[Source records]
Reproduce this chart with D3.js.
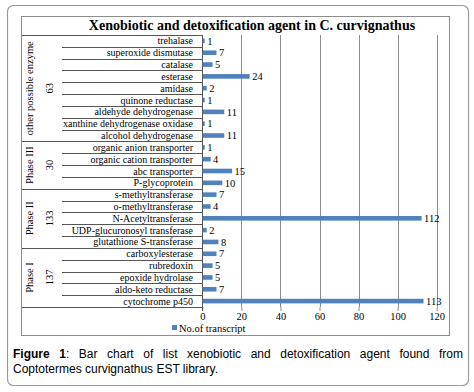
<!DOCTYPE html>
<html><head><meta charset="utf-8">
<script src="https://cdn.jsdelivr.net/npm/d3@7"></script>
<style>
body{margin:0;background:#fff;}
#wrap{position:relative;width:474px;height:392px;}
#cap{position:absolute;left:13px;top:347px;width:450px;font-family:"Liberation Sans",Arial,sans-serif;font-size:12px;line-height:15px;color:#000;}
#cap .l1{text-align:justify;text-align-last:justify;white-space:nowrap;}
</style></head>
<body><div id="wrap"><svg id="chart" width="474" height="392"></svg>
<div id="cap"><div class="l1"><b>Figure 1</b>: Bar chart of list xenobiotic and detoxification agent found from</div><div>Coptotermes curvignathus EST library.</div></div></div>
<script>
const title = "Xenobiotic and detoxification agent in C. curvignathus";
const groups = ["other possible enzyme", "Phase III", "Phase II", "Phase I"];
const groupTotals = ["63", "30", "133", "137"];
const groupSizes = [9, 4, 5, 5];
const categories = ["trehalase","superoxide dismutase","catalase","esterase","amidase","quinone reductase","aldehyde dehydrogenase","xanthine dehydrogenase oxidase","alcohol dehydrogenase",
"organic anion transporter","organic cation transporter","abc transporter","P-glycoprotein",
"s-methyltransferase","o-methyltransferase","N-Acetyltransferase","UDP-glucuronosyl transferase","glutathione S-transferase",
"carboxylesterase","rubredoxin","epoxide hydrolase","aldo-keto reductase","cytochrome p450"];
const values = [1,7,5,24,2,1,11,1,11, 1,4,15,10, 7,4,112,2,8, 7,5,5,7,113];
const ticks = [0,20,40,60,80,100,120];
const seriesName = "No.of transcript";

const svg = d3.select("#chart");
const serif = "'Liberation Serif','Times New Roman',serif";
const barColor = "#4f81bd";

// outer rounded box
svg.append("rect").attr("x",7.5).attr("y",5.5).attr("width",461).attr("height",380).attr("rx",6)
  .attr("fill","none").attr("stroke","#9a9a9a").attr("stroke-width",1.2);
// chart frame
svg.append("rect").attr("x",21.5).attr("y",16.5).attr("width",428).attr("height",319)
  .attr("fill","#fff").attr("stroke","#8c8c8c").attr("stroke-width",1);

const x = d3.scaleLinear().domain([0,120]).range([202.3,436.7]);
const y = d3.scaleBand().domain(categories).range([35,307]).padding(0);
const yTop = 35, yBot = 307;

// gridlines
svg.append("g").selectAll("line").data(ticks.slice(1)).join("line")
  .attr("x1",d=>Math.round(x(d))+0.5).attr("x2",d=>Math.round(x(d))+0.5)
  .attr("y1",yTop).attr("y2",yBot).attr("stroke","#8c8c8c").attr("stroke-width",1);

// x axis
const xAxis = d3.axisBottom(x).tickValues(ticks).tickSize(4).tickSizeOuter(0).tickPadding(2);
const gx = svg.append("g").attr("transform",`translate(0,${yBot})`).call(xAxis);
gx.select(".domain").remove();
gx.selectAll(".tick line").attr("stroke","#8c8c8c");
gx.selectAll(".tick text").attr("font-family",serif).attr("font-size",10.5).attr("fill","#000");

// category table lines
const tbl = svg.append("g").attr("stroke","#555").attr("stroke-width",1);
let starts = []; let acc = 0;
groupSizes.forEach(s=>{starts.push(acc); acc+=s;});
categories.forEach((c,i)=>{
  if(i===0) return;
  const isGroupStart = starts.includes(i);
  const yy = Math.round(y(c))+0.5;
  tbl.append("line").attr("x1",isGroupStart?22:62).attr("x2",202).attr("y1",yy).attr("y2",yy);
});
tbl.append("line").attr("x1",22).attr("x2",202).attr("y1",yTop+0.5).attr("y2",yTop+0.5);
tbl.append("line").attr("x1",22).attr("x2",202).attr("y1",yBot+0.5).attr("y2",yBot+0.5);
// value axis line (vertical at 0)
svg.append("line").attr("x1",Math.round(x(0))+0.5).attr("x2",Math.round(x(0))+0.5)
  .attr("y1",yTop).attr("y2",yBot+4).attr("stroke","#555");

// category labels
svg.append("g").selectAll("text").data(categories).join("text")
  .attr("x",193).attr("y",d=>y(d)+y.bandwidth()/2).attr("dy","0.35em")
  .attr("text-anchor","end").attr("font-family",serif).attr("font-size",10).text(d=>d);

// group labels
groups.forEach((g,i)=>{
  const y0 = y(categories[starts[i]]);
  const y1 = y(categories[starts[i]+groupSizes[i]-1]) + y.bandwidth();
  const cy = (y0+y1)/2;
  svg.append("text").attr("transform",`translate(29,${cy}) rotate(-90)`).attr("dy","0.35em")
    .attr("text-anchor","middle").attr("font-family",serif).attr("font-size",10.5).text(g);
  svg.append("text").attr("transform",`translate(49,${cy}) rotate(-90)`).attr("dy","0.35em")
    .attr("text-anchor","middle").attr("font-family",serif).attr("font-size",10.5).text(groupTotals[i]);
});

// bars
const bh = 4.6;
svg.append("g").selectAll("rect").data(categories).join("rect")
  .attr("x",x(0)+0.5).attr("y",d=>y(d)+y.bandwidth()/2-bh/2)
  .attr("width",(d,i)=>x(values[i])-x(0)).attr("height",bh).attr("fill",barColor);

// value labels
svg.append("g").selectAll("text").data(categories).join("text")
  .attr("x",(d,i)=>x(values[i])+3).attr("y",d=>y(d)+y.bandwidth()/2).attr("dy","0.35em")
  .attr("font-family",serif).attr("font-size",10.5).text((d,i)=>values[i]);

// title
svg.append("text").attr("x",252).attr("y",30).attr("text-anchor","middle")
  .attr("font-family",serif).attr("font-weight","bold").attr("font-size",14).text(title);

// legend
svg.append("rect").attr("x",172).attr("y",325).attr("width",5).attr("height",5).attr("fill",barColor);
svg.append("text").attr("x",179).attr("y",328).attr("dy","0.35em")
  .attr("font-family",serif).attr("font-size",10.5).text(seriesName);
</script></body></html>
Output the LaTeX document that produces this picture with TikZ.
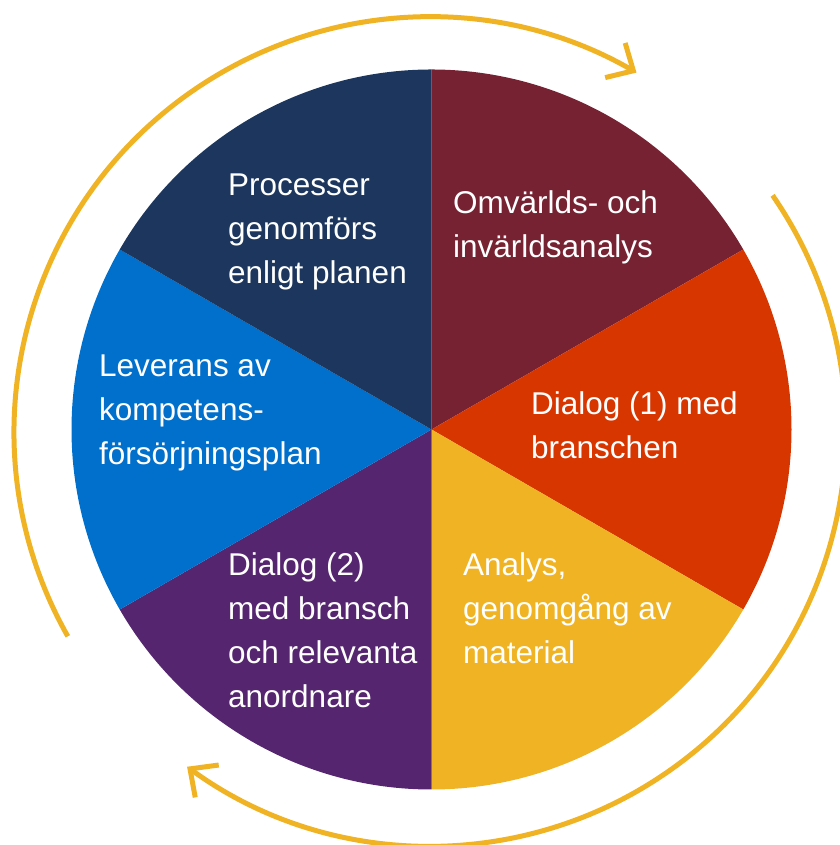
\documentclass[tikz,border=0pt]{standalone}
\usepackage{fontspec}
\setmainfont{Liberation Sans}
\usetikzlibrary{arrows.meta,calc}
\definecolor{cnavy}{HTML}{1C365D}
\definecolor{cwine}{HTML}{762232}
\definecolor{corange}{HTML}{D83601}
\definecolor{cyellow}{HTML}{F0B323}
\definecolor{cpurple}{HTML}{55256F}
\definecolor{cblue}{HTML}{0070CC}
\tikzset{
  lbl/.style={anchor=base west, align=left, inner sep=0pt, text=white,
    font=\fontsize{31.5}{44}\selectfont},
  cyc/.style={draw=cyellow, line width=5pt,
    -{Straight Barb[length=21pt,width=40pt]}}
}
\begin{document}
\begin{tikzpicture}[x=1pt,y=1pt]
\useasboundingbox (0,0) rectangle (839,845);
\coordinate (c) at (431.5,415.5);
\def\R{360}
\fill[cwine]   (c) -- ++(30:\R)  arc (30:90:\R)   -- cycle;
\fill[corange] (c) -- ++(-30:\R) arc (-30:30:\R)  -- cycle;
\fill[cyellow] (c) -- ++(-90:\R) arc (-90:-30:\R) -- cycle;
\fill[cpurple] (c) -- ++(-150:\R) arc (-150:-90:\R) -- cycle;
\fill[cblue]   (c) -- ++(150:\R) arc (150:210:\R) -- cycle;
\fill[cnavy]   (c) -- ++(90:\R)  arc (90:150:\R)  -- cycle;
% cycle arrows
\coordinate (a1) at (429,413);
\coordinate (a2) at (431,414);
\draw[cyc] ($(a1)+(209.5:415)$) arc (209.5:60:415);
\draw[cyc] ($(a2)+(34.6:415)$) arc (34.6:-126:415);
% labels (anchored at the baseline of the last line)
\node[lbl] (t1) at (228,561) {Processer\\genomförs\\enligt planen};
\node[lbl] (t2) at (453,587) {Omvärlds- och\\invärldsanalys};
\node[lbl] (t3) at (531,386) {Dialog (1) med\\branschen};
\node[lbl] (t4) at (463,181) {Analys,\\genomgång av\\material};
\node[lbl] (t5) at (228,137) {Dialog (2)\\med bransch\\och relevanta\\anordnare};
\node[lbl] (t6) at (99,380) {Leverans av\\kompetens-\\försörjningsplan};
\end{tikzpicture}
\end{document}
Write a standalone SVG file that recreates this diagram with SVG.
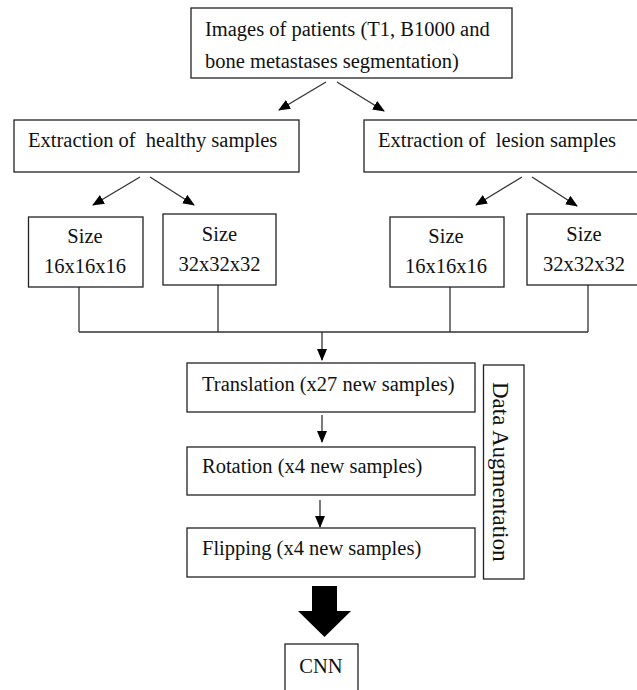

■ SHORT PROBLEM:
Lines containing the word "that" are to be tallied; report only the total.

■ SOLUTION:
2